Friday, April 8, 2016

Ornstein: Five GOP Convention Scenarios

Veteran political analyst Norm Ornstein on five possible scenarios for the Republican convention in The Atlantic.
  1. Trump gets 1,237 delegates by June 8. If the experience in the GOP so far holds—namely that every time Trump stumbles through his own gaffes or bonehead moves, or by a defeat in a state, and a slew of pundits proclaim his candidacy over, his voters stick with him—he might sweep New York and win a succession of victories in the rest of April, getting close enough that he looks like the winner. And that could mean more voters gravitate to him as the biggest prize in California looms.
  2. Trump falls short of 1,237 in June, but gets to the majority before the convention in July. There is a strong enough norm that the winner of the popular vote and the leader in delegates should be the nominee that a clear Trump lead after the primaries and caucuses end—say, over 1,100 delegates, to Cruz’s 900 or less—will bring a strong push at the grass roots to accept his victory and avoid the contested convention in Cleveland and the bloody mess that would accompany it. Indeed, 56 percent of Republicans in the Wisconsin exit poll—the state where Trump was thumped—said the leader in delegates should get the nomination.
  3. Trump falls short and Cruz trails—but Cruz wins on the second ballot. Cruz would be abetted by the establishment figures like Lindsey Graham and Jeb Bush who would rather go down with a genuine conservative than get saddled with Trump’s erratic positions, ignorance about fundamental public policy, and isolationist and protectionist bent. The genuine Trump supporters would no doubt go ballistic—and that could make the convention floor itself a battle zone—but it is a plausible scenario.

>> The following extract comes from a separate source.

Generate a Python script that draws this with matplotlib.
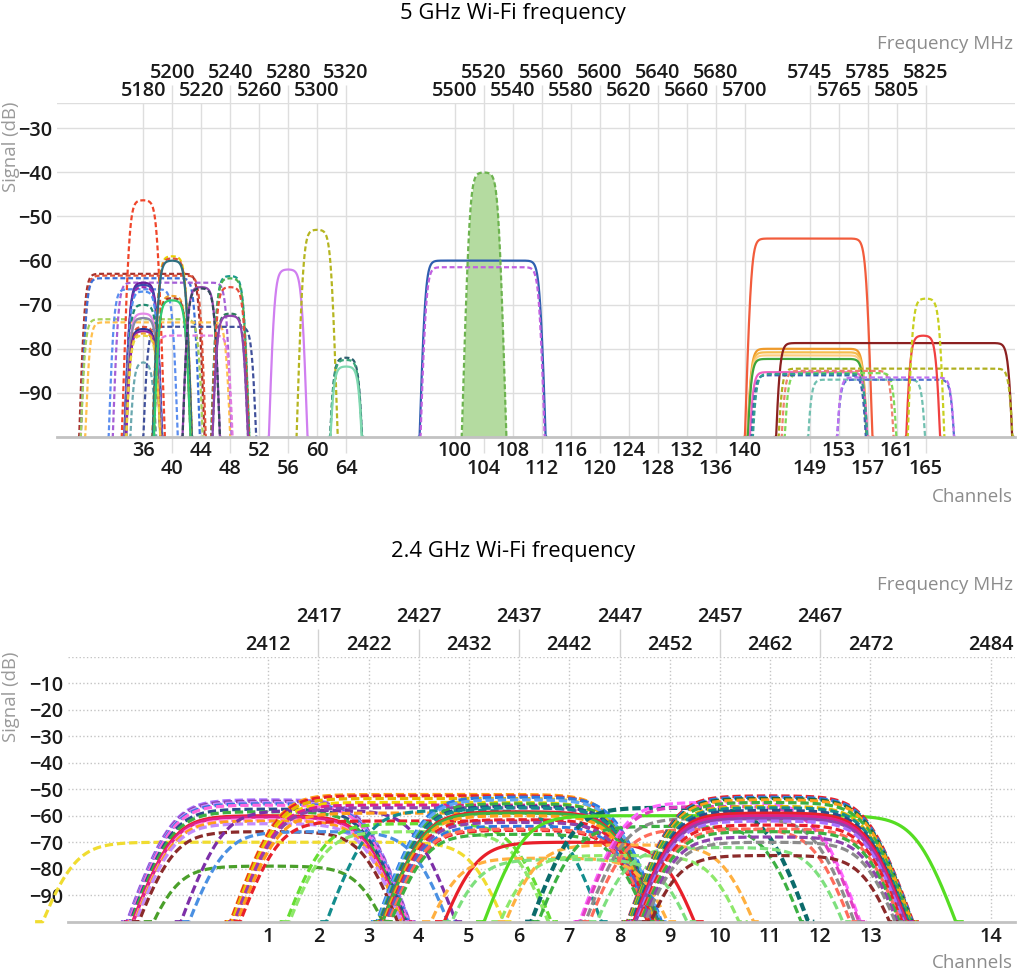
import numpy as np
import matplotlib.pyplot as plt

plt.rcParams['font.family'] = ['Open Sans', 'DejaVu Sans']
plt.rcParams['lines.scale_dashes'] = False
plt.rcParams['lines.dash_capstyle'] = 'butt'

# ---------------------------------------------------------------- 5 GHz data
# bottom axis: channels in two staggered rows, top axis: centre frequency
CH5_ROW1 = [36, 44, 52, 60, 100, 108, 116, 124, 132, 140, 153, 161]
CH5_ROW2 = [40, 48, 56, 64, 104, 112, 120, 128, 136, 149, 157, 165]
MHZ5_ROW1 = [5180, 5220, 5260, 5300, 5500, 5540, 5580, 5620, 5660, 5700, 5765, 5805]
MHZ5_ROW2 = [5200, 5240, 5280, 5320, 5520, 5560, 5600, 5640, 5680, 5745, 5785, 5825]
SIG5_TICKS = [-90, -80, -70, -60, -50, -40, -30]

# one entry per network: centre (MHz), half width of the flat top (MHz),
# signal level (dB), dashed or solid
W5_CENTER = [
    5179, 5180, 5178, 5179, 5190, 5200, 5180, 5219, 5214, 5180,
    5180, 5180, 5180, 5180, 5180, 5180, 5180, 5180, 5180, 5180, 5180, 5180, 5180,
    5200, 5200, 5200, 5200, 5200, 5200,
    5220, 5220,
    5240, 5240, 5240, 5240, 5240,
    5280, 5300, 5320, 5320, 5320,
    5519, 5519, 5520,
    5744, 5743, 5743, 5743, 5743, 5803, 5804, 5744, 5764, 5766, 5744, 5745,
    5784, 5804, 5804, 5823, 5825,
]
W5_HALF = [
    40, 40, 38, 40, 48, 38, 21, 37, 26, 8,
    10, 10, 10, 10, 10, 10, 10, 10, 10, 10, 10, 10, 10,
    10, 10, 10, 10, 10, 10,
    10, 10,
    10, 10, 10, 10, 10,
    10, 10, 10, 10, 10,
    40, 39.5, 10,
    40, 40, 40, 40, 40, 80, 80, 40, 38, 38, 39, 39,
    40, 40, 40, 10, 10,
]
W5_LEVEL = [
    -63.0, -63.4, -64.0, -73.3, -74.0, -65.0, -66.5, -75.0, -77.0, -83.0,
    -46.3, -65.0, -65.5, -66.0, -67.0, -70.0, -72.0, -73.0, -75.0, -75.5, -76.0, -76.5, -77.0,
    -59.0, -59.5, -60.0, -68.0, -68.5, -69.0,
    -66.0, -66.3,
    -63.5, -64.0, -66.0, -72.0, -72.5,
    -62.0, -53.0, -82.0, -82.5, -84.0,
    -60.0, -61.5, -40.0,
    -55.0, -80.0, -80.8, -81.5, -82.3, -78.7, -84.5, -85.3, -85.0, -85.5, -86.0, -85.7,
    -87.0, -87.0, -86.5, -77.0, -68.6,
]
W5_DASHED = [
    1, 1, 1, 1, 1, 1, 1, 1, 1, 1,
    1, 0, 0, 1, 1, 1, 0, 0, 1, 0, 0, 1, 1,
    1, 1, 0, 1, 1, 0,
    0, 1,
    1, 1, 1, 1, 0,
    0, 1, 1, 1, 0,
    0, 1, 1,
    0, 0, 0, 0, 0, 0, 1, 0, 1, 1, 1, 1,
    1, 1, 1, 0, 1,
]
W5_COLOR = [
    '#a8322d', '#e0533a', '#3b6fd8', '#a6d15a', '#ffc04d', '#a55fd6', '#5b8def', '#3f4f9a', '#e27ae0', '#6aa8b0',
    '#f0452a', '#6a1b9a', '#3949ab', '#9c27b0', '#4f8ff0', '#1f8a70', '#e58ae8', '#8888aa', '#e0533a',
    '#283593', '#8e24aa', '#f0a030', '#e8d440',
    '#e8d000', '#e0533a', '#2f6f7f', '#f0a030', '#a8322d', '#2ecc71',
    '#8e44ad', '#34495e',
    '#1a9c8a', '#4caf50', '#e74c3c', '#2e7d5b', '#8e44ad',
    '#d07ff0', '#b5b520', '#2c5e6e', '#3aa57a', '#7fd8b0',
    '#2f5fb0', '#c060e0', '#6db34f',
    '#f25c3c', '#ef9a2a', '#f5bd4f', '#ffcd80', '#3da53a', '#8b2020', '#b0b020', '#f060c0',
    '#f07f70', '#7ed957', '#4060b0', '#30a090',
    '#70c0b0', '#5070d0', '#c070f0', '#f04040', '#c8d020',
]

# -------------------------------------------------------------- 2.4 GHz data
CH24 = list(range(1, 15))
MHZ24 = [2412, 2417, 2422, 2427, 2432, 2437, 2442, 2447, 2452, 2457, 2462, 2467, 2472, 2484]
MHZ24_LOW = [2412, 2422, 2432, 2442, 2452, 2462, 2472, 2484]
MHZ24_HIGH = [2417, 2427, 2437, 2447, 2457, 2467]
SIG24_TICKS = [-90, -80, -70, -60, -50, -40, -30, -20, -10]

W24_CENTER = [
    2412.5,
    2412, 2412, 2412, 2412, 2412, 2412, 2412, 2412, 2412, 2412, 2412, 2412, 2412, 2412,
    2417, 2417,
    2429.5, 2429.5, 2429.5, 2429.5, 2429.5, 2429.5, 2429.5, 2429.5,
    2427, 2427, 2431.5,
    2437, 2437, 2437, 2437, 2437, 2437, 2437, 2437, 2437, 2437, 2437, 2437, 2437, 2437,
    2442, 2440, 2442, 2447, 2448,
    2452, 2452,
    2457, 2457, 2457, 2457, 2457, 2457,
    2462, 2462, 2462, 2462, 2462, 2462, 2462, 2462, 2462, 2462, 2462, 2462, 2462, 2462,
    2462, 2462, 2462, 2462,
]
W24_HALF = [
    20.5,
    10, 10, 10, 10, 10, 10, 10, 10, 10, 10, 10, 10, 10, 10,
    10, 10,
    17, 17, 17, 17, 17, 17, 17, 17,
    10, 10, 10,
    10, 10, 10, 10, 10, 10, 10, 10, 10, 10, 10, 10, 10, 10,
    10, 10, 10, 10, 10,
    10, 10,
    20, 10, 10, 10, 10, 10,
    10, 10, 10, 10, 10, 10, 10, 10, 10, 10, 10, 10, 10, 10,
    10, 10, 10, 10,
]
W24_LEVEL = [
    -70.0,
    -54.0, -54.5, -55.0, -55.5, -56.0, -57.5, -58.5, -60.0, -60.5, -61.5, -62.0, -63.0, -66.0, -79.0,
    -58.0, -66.0,
    -52.0, -52.5, -53.5, -55.0, -56.0, -57.0, -59.0, -62.0,
    -63.0, -66.0, -58.0,
    -53.0, -54.0, -55.5, -56.5, -57.0, -58.5, -59.0, -60.0, -61.5, -62.5, -64.0, -65.5, -65.0, -67.0,
    -70.0, -76.0, -76.5, -75.0, -71.0,
    -57.0, -64.0,
    -60.0, -55.0, -56.5, -61.0, -65.0, -72.0,
    -52.5, -53.0, -53.5, -54.0, -55.0, -56.5, -57.0, -58.0, -59.0, -60.0, -61.0, -62.0, -63.5, -65.0,
    -66.0, -68.0, -70.0, -75.0,
]
W24_DASHED = [
    1,
    1, 1, 1, 1, 1, 1, 1, 0, 0, 1, 1, 1, 1, 1,
    1, 1,
    1, 1, 1, 1, 1, 1, 1, 1,
    1, 1, 1,
    1, 1, 1, 1, 1, 0, 0, 1, 1, 1, 1, 1, 1, 1,
    0, 1, 1, 1, 1,
    1, 1,
    0, 1, 1, 1, 1, 1,
    1, 1, 1, 1, 1, 1, 1, 1, 0, 0, 0, 1, 1, 1,
    1, 1, 1, 1,
]
W24_COLOR = [
    '#f0dc30',
    '#a970ff', '#8e44ad', '#c38cff', '#2d7be0', '#ff66dd', '#2b4c8c', '#3cb043', '#e8202a',
    '#e0208a', '#ff88ee', '#ff9f1a', '#c38cff', '#8b2a2a', '#4a9f2a',
    '#7d2fa8', '#4a90e2',
    '#ff9f1a', '#e8202a', '#e6b800', '#f2d600', '#e0208a', '#8e44ad', '#ff9f1a', '#e8202a',
    '#66dd33', '#8ee86a', '#138d8d',
    '#2d7be0', '#5fa8f5', '#3cb043', '#2b4c8c', '#138d8d', '#e8202a', '#3cb043', '#ff9f1a',
    '#e8202a', '#8e44ad', '#2d7be0', '#e8202a', '#ff6b5b', '#3cb043',
    '#e8202a', '#ffb040', '#7ee07e', '#8ee86a', '#ffb040',
    '#0b6b6b', '#3cb043',
    '#55dd22', '#ff66ff', '#e040c0', '#8c8c8c', '#ff6b5b', '#7ee07e',
    '#e8202a', '#2d7be0', '#1e6b3a', '#ff9f1a', '#3cb043', '#e6b800', '#138d8d', '#2b4c8c',
    '#e8202a', '#e0208a', '#8e44ad', '#a970ff', '#e8202a', '#ff6b5b',
    '#3cb043', '#8e44ad', '#8c8c8c', '#8b2a2a',
]

# ------------------------------------------------------------------ helpers
FLOOR = -100.0
SKIRT = 11.0      # dB per MHz on the sides of a channel mask
SOFT = 1.5        # MHz of rounding on the shoulders


def spectrum(center, half, level, n=500):
    reach = half + (level - FLOOR) / SKIRT + 0.5
    f = np.linspace(center - reach, center + reach, n)
    z = (np.abs(f - center) - half) / SOFT
    y = level - SKIRT * SOFT * np.logaddexp(0.0, z)
    return f, np.maximum(y, FLOOR)


# the unused 5340-5470 MHz stretch is squeezed on the 5 GHz axis
GAP_F = [4000, 5340, 5470, 7000]
GAP_X = [4000, 5340, 5365.2, 6895.2]


def squeeze(f):
    return np.interp(f, GAP_F, GAP_X)


def unsqueeze(x):
    return np.interp(x, GAP_X, GAP_F)


W, H = 1017, 974
GREY = '#8c8c8c'
TSIZE = 14.3

fig = plt.figure(figsize=(W / 100, H / 100), dpi=100)


def px_axes(left, top, right, bottom):
    return fig.add_axes([left / W, 1 - bottom / H, (right - left) / W, (bottom - top) / H])


def base_style(ax, grid_color, grid_ls, ytop):
    for s in ('left', 'right', 'top'):
        ax.spines[s].set_visible(False)
    ax.spines['bottom'].set_color('#c2c2c2')
    ax.spines['bottom'].set_linewidth(2)
    ax.set_axisbelow(True)
    ax.grid(True, which='both', axis='x', color=grid_color, lw=1, ls=grid_ls)
    ax.grid(True, which='major', axis='y', color=grid_color, lw=1, ls=grid_ls)
    ax.axhline(ytop, color=grid_color, lw=1, ls=grid_ls, zorder=0.5)
    ax.tick_params(axis='y', length=0, labelsize=TSIZE, labelcolor='#1a1a1a')
    for lab in ax.get_yticklabels():
        lab.set_fontweight('semibold')


def bold_labels(ax):
    for lab in ax.get_xticklabels(which='both'):
        lab.set_fontweight('semibold')
        lab.set_color('#1a1a1a')


# ------------------------------------------------------------------ 5 GHz
ax5 = px_axes(57, 102.7, 1015, 437)
ax5.set_xscale('function', functions=(squeeze, unsqueeze))
ax5.set_xlim(5120.5, 5886.4)
ax5.set_ylim(FLOOR, -24.2)

for i in range(len(W5_CENTER)):
    f, y = spectrum(W5_CENTER[i], W5_HALF[i], W5_LEVEL[i])
    ls = (0, (3.6, 2.0)) if W5_DASHED[i] else '-'
    if W5_LEVEL[i] == max(W5_LEVEL):
        ax5.fill_between(f, y, FLOOR, color='#b4dba0', lw=0, zorder=1.5)
    ax5.plot(f, y, color=W5_COLOR[i], lw=1.6, ls=ls, zorder=2)

ax5.set_yticks(SIG5_TICKS)
ax5.set_xticks(MHZ5_ROW1, labels=[str(c) for c in CH5_ROW1])
ax5.set_xticks(MHZ5_ROW2, labels=[str(c) for c in CH5_ROW2], minor=True)
base_style(ax5, '#dedede', '-', -24.2)
ax5.tick_params(axis='x', which='major', length=0, pad=2.7, labelsize=TSIZE)
ax5.tick_params(axis='x', which='minor', length=11.5, width=1, color='#dedede',
                pad=4.3, labelsize=TSIZE)
bold_labels(ax5)

top5 = ax5.twiny()
top5.set_xscale('function', functions=(squeeze, unsqueeze))
top5.set_xlim(ax5.get_xlim())
top5.set_xticks(MHZ5_ROW1, labels=[str(m) for m in MHZ5_ROW1])
top5.set_xticks(MHZ5_ROW2, labels=[str(m) for m in MHZ5_ROW2], minor=True)
top5.tick_params(axis='x', which='major', length=0, pad=1.4, labelsize=TSIZE)
top5.tick_params(axis='x', which='minor', length=13, width=1, color='#dedede',
                 pad=0.9, labelsize=TSIZE)
bold_labels(top5)
for s in top5.spines.values():
    s.set_visible(False)

fig.text(0.504, 1 - 14 / H, '5 GHz Wi-Fi frequency', ha='center', va='center', fontsize=15.8)
fig.text(1013 / W, 1 - 44 / H, 'Frequency MHz', ha='right', va='center', fontsize=13.5, color=GREY)
fig.text(1013 / W, 1 - 497 / H, 'Channels', ha='right', va='center', fontsize=13.5, color=GREY)
fig.text(11 / W, 1 - 102 / H, 'Signal (dB)', ha='center', va='top', rotation=90,
         fontsize=13.3, color='#9a9a9a')

# ------------------------------------------------------------------ 2.4 GHz
ax24 = px_axes(68, 656.7, 1015, 921.7)
ax24.set_xlim(2392.05, 2486.4)
ax24.set_ylim(FLOOR, 0)

for i in range(len(W24_CENTER)):
    f, y = spectrum(W24_CENTER[i], W24_HALF[i], W24_LEVEL[i])
    ls = (0, (6.0, 2.8)) if W24_DASHED[i] else '-'
    lw = 3.0 if W24_COLOR[i] == '#0b6b6b' else 2.3
    ax24.plot(f, y, color=W24_COLOR[i], lw=lw, ls=ls, zorder=2, clip_on=False)

ax24.set_yticks(SIG24_TICKS)
ax24.set_xticks(MHZ24, labels=[str(c) for c in CH24])
base_style(ax24, '#c4c4c4', ':', 0)
ax24.tick_params(axis='x', which='major', length=0, pad=4, labelsize=TSIZE)
bold_labels(ax24)

top24 = ax24.twiny()
top24.set_xlim(ax24.get_xlim())
top24.set_xticks(MHZ24_LOW, labels=[str(m) for m in MHZ24_LOW])
top24.set_xticks(MHZ24_HIGH, labels=[str(m) for m in MHZ24_HIGH], minor=True)
top24.tick_params(axis='x', which='major', length=0, pad=1.4, labelsize=TSIZE)
top24.tick_params(axis='x', which='minor', length=20.5, width=1, color='#d2d2d2',
                  pad=0.7, labelsize=TSIZE)
bold_labels(top24)
for s in top24.spines.values():
    s.set_visible(False)

fig.text(0.504, 1 - 552 / H, '2.4 GHz Wi-Fi frequency', ha='center', va='center', fontsize=15.8)
fig.text(1013 / W, 1 - 585 / H, 'Frequency MHz', ha='right', va='center', fontsize=13.5, color=GREY)
fig.text(1013 / W, 1 - 963 / H, 'Channels', ha='right', va='center', fontsize=13.5, color=GREY)
fig.text(11 / W, 1 - 652 / H, 'Signal (dB)', ha='center', va='top', rotation=90,
         fontsize=13.3, color='#9a9a9a')

fig.savefig('out.png', dpi=100)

  4. Trump and Cruz form an alliance against the chicanery and evil of an establishment bent on choosing someone else. Despite the growing poison between the two men, one can imagine them joining forces to stick it to an establishment they both despise, one that would be perfectly happy going to a candidate who did not run in a single primary or bloody himself on any of the battlefields. A Trump/Cruz alliance, including possible a Trump/Cruz ticket, would easily prevail. Sounds crazy, no? What has not been crazy this year?
  5. The establishment has enough muscle and support to choose an outsider who does not have the negatives that are evident for Trump and Cruz. Privately, many Republican office holders who are appalled by Trump and despise Cruz would rather take chaos and worse at the convention triggered by such a move to get a nominee they find palatable. I find this scenario the least likely of the five; manipulating the convention delegates without brokers, and violating all the norms of popular rule to choose nominees (foolish though they may be) to bypass two candidates with 80 percent support among the delegates does not make sense. And the upheaval at the convention would probably make Chicago 1968 look like a picnic.